◆ Extracted data entries

☆ ☆ ☆ ☆ ☆ ☆ ☆

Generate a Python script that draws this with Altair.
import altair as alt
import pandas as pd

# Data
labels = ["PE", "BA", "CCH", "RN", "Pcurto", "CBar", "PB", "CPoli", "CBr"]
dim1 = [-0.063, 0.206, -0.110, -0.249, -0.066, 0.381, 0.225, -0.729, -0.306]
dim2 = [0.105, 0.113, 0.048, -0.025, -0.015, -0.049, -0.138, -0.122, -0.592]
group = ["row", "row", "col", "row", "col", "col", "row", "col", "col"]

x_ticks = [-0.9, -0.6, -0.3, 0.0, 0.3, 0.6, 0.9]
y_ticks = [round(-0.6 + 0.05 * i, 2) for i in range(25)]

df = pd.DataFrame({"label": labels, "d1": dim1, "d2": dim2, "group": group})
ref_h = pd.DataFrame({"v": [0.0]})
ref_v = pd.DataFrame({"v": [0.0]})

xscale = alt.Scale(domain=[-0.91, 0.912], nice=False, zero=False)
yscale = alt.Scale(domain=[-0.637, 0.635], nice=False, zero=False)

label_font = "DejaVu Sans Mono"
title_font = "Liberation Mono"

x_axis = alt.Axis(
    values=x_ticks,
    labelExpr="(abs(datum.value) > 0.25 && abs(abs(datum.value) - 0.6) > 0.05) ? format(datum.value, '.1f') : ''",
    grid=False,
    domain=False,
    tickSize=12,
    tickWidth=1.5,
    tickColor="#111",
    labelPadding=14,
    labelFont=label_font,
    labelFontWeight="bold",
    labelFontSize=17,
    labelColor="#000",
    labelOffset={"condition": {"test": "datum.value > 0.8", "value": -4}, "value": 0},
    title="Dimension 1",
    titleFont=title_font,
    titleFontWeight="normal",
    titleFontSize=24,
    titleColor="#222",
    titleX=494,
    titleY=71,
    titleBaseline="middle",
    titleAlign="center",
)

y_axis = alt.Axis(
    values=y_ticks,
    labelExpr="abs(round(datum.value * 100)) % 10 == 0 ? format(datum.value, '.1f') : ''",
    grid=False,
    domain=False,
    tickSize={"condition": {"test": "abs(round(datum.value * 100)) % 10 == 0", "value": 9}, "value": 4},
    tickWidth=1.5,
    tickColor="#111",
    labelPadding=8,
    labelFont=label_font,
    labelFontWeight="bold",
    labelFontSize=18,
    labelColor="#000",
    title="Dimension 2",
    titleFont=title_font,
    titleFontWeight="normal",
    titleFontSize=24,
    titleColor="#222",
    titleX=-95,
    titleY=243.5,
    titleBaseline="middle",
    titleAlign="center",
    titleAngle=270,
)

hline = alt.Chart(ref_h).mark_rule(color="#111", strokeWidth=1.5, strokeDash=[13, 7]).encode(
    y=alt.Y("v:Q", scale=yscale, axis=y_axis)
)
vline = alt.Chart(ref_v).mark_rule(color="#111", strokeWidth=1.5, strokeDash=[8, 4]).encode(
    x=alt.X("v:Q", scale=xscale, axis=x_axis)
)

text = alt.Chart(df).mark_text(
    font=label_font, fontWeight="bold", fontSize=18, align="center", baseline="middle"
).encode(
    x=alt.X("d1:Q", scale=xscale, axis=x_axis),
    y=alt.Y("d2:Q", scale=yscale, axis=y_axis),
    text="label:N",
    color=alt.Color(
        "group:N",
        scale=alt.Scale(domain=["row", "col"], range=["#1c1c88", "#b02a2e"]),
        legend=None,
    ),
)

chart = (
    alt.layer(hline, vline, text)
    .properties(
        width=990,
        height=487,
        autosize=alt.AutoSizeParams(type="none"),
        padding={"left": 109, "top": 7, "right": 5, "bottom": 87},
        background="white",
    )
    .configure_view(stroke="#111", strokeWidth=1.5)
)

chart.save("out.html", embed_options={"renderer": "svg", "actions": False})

☆ ☆ ☆ ☆ ☆ ☆ ☆

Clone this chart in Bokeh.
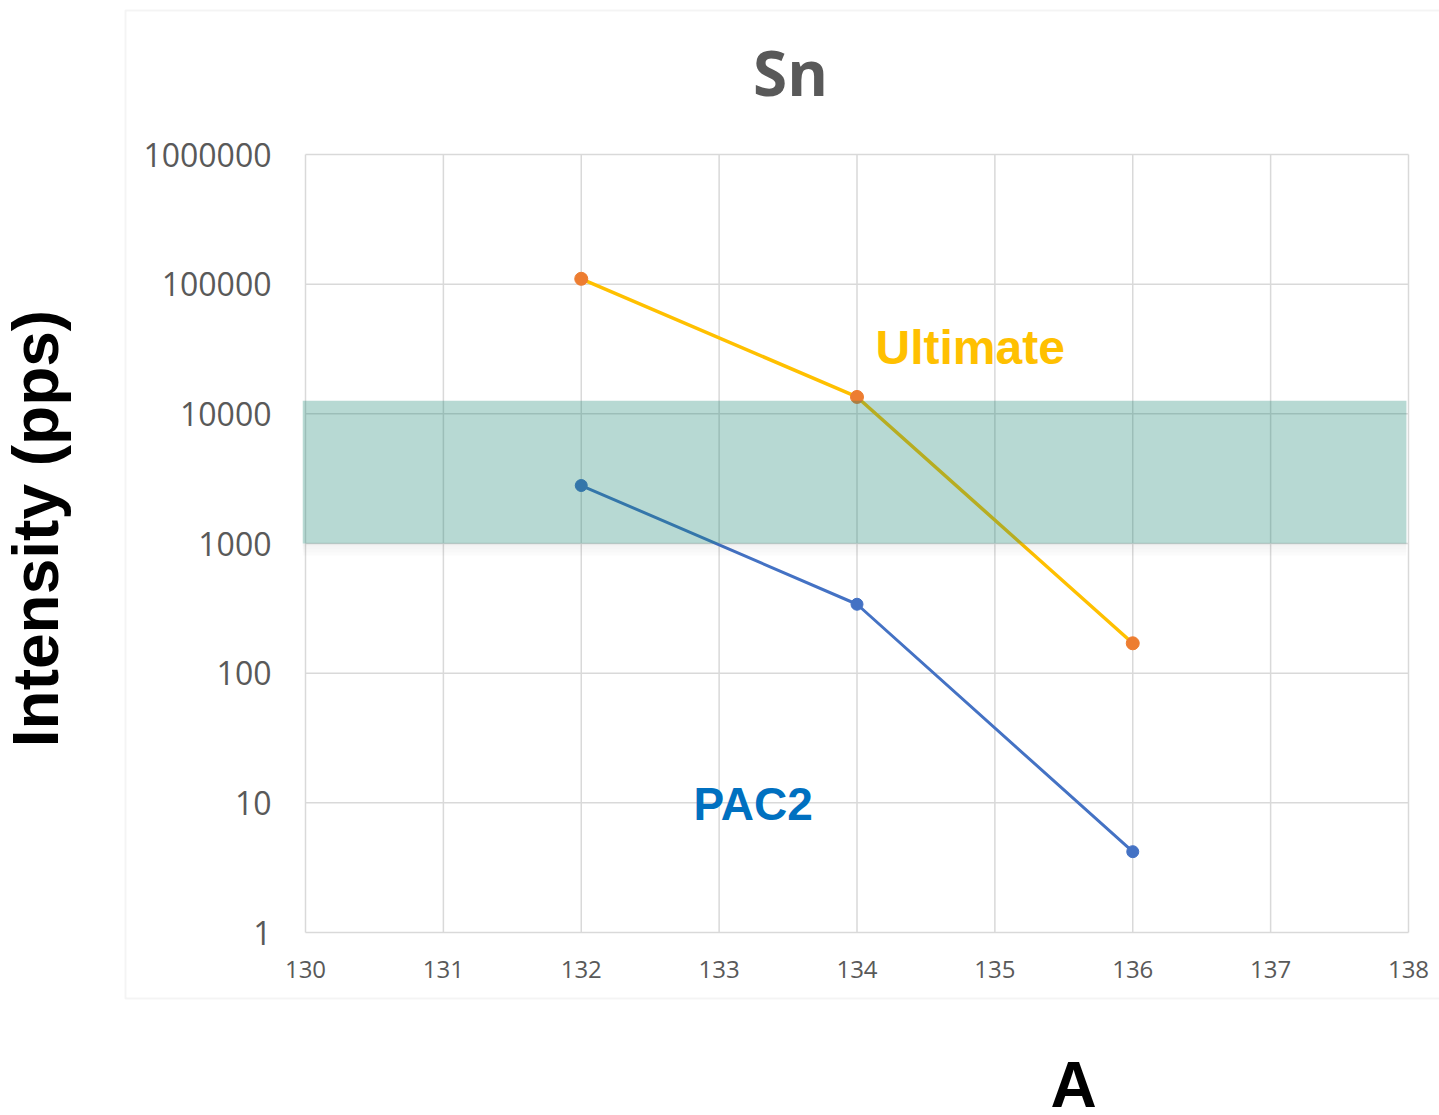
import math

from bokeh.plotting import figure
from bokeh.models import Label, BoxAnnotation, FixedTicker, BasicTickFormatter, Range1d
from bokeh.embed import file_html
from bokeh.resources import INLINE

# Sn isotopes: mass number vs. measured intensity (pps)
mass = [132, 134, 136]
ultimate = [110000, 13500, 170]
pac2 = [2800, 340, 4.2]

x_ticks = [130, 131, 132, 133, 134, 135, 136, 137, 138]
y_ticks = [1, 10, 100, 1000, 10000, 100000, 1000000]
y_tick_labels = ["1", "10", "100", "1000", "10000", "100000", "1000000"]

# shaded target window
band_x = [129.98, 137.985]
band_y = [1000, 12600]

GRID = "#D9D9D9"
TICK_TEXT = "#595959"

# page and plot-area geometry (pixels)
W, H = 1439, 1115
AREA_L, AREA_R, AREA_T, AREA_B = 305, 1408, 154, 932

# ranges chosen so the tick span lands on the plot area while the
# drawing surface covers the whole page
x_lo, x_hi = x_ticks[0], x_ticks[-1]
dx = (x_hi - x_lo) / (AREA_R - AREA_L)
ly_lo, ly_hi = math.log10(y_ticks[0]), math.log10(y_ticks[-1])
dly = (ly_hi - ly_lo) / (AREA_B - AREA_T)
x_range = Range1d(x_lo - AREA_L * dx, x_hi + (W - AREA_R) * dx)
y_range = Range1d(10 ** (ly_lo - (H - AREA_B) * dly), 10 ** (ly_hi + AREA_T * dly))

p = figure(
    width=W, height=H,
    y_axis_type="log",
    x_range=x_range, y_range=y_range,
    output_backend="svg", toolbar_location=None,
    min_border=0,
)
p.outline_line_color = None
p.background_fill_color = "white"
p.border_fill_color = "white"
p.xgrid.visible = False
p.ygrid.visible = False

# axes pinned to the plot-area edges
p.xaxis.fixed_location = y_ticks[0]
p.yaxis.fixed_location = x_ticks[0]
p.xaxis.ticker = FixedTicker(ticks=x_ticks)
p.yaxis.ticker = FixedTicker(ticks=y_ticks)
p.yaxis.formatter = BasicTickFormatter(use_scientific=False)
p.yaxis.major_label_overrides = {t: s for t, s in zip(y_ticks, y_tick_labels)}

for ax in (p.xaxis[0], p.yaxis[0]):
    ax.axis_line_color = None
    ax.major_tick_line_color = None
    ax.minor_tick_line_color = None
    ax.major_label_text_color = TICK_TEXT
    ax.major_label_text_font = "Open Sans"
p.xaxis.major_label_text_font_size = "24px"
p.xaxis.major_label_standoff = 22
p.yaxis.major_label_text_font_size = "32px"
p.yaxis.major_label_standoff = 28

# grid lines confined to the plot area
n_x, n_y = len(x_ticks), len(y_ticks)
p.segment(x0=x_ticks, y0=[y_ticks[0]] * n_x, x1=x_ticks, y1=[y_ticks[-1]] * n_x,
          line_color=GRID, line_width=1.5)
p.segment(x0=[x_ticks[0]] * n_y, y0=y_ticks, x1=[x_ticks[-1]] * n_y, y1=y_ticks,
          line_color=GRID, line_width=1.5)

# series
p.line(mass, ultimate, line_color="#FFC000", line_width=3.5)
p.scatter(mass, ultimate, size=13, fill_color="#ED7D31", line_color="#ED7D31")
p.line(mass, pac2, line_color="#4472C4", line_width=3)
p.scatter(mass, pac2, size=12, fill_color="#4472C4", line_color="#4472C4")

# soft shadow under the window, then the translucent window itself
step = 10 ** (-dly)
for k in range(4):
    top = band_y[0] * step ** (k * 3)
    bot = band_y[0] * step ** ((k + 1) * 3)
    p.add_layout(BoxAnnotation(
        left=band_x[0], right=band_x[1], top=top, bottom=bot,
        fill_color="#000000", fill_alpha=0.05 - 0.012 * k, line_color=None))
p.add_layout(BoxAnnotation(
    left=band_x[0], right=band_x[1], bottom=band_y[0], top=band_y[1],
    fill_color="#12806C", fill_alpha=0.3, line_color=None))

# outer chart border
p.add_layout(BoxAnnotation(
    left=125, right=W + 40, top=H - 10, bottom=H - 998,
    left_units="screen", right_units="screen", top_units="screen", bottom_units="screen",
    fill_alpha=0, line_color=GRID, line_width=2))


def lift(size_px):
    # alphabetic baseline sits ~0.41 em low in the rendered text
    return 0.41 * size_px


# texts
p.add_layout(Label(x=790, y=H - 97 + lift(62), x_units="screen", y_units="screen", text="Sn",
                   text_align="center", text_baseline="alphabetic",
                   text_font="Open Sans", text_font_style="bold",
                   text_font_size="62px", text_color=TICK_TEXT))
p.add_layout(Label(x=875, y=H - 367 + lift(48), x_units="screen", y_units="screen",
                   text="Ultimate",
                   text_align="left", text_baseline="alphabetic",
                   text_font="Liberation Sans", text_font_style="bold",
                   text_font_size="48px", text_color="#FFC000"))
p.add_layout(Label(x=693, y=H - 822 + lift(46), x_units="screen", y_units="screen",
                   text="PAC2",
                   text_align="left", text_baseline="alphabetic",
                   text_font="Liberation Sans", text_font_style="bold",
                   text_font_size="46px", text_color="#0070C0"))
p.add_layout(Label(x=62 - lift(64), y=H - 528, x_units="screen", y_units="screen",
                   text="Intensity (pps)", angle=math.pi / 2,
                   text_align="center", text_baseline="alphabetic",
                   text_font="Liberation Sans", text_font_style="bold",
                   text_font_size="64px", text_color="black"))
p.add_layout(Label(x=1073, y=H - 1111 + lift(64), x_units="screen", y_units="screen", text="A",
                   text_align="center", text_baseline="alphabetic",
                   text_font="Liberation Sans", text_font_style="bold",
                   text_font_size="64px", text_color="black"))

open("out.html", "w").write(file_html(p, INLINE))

☆ ☆ ☆ ☆ ☆ ☆ ☆

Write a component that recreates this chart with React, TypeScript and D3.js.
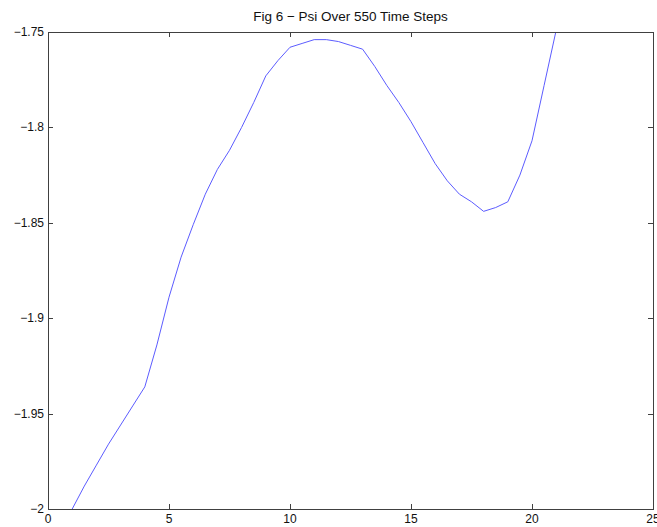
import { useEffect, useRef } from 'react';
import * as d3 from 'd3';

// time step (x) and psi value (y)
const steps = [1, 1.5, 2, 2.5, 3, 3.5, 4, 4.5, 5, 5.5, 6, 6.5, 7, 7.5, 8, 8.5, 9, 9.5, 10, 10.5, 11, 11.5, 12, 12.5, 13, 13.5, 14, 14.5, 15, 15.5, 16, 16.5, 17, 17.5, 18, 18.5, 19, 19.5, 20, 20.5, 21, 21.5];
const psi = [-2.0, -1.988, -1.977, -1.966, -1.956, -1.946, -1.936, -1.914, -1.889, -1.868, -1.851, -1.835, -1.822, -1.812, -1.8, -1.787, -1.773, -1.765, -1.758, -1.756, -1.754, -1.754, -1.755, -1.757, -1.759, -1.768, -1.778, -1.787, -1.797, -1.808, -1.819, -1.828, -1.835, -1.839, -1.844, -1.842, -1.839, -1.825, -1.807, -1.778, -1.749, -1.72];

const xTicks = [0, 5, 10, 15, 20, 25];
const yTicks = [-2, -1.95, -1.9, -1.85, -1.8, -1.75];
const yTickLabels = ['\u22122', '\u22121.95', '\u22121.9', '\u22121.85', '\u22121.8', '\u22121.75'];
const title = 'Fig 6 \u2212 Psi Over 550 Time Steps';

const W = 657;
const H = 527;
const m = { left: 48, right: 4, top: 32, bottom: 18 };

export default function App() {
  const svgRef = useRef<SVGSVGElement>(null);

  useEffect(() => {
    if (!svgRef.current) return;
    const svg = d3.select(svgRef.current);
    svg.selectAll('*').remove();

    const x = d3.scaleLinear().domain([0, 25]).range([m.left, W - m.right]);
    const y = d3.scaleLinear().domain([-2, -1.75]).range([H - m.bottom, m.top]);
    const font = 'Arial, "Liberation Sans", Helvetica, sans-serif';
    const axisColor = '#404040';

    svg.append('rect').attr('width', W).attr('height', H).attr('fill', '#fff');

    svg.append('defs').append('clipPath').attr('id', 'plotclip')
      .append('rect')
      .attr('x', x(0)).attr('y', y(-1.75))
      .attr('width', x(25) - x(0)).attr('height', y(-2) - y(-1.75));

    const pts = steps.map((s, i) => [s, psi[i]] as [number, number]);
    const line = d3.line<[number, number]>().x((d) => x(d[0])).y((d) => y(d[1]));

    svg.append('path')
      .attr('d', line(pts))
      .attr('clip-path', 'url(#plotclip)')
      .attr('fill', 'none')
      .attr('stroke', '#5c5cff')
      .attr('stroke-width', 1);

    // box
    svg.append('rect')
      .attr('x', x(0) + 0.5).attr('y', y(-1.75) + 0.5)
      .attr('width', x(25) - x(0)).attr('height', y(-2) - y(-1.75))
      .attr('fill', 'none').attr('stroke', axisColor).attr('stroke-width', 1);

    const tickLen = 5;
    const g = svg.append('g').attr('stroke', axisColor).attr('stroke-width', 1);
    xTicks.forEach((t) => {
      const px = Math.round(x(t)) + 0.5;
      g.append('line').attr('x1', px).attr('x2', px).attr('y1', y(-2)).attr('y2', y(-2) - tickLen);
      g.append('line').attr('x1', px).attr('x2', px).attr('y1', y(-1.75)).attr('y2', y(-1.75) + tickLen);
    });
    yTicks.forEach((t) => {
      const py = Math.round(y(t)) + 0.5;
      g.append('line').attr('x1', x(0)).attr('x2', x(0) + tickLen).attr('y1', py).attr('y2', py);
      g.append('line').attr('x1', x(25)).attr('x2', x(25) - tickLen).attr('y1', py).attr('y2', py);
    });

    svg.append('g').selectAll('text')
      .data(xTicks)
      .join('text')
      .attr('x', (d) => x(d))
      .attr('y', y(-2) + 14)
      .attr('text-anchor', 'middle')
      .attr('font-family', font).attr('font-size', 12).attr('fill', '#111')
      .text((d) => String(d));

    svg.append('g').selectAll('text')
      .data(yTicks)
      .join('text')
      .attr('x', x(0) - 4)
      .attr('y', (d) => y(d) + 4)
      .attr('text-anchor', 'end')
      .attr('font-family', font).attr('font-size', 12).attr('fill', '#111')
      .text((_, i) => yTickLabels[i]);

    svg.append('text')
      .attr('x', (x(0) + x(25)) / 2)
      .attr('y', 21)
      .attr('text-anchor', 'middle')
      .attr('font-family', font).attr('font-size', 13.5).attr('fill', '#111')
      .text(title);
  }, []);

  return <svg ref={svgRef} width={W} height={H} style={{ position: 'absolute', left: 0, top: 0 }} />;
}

☆ ☆ ☆ ☆ ☆ ☆ ☆

◆ Required work
Identify all lines in the records above with the word "that".

◆ Solution to this problem
Generate a Python script that draws this with Altair.
Write a component that recreates this chart with React, TypeScript and D3.js.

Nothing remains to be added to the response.